What would you like to see happen?

We recommend actions like bringing in neutral third parties to conduct investigations, or if you're going to investigate internally, make sure you have a committee instead of just one or two individuals.

And if a manager is dealing with a situation where someone has come forward with a sexual harassment allegation, which can be really challenging, we suggest they avoid saying anything negative about the victim or saying positive things about the perpetrator. The best thing they can do is to stay as neutral as possible and let the independent third-party investigation do its thing.


What do you hope other people will do?

I hope that when people learn of sexual misconduct, they will take pause and consider their emotional reactions. If you feel an intense negative reaction to the accuser, perhaps consider why you felt that way and seek more information before making any immediate conclusions. Moral values are ingrained beliefs that develop over time and are important to helping societies and people function. I don't want people to think we’re saying, “These moral values are bad. You need to change values.” We're saying that in certain instances, maybe question why you are reacting the way you are.
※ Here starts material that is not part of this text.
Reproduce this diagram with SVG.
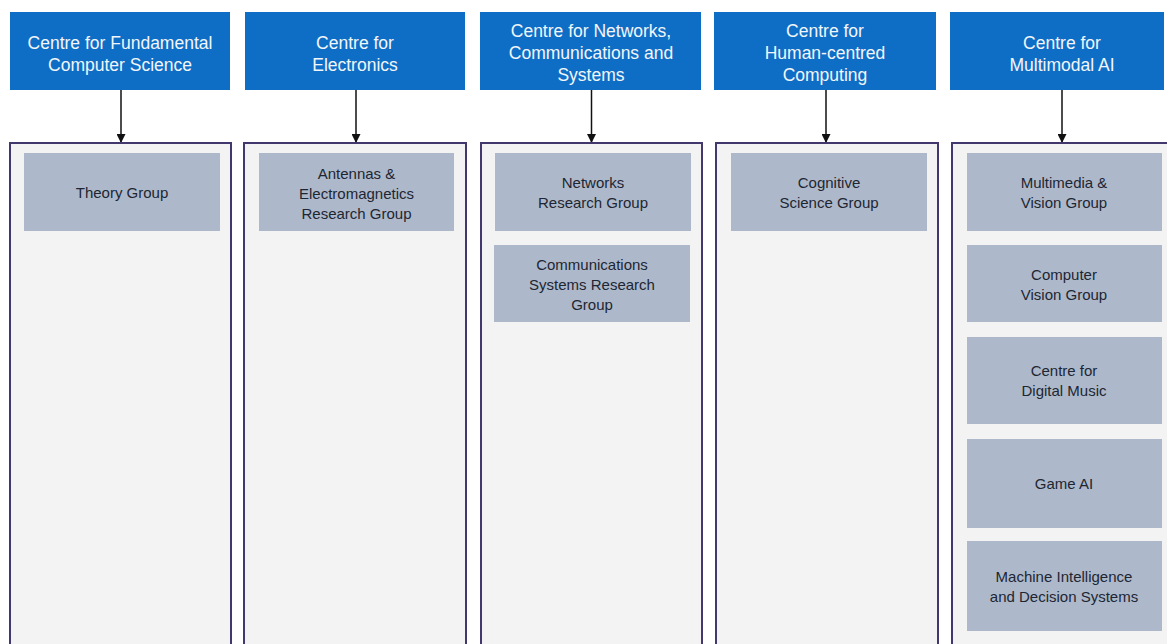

We're seeing some important social and organizational changes occur following the #MeToo movement. Several high-profile cases have recently gone to trial and succeeded — although certainly men are also still getting away with sexual harassment. For every person on the news who is facing repercussions, there are many more who are not. We are hopeful that this work provides some guidance on how organizations can better support victims who choose to share their story and punish perpetrators when warranted.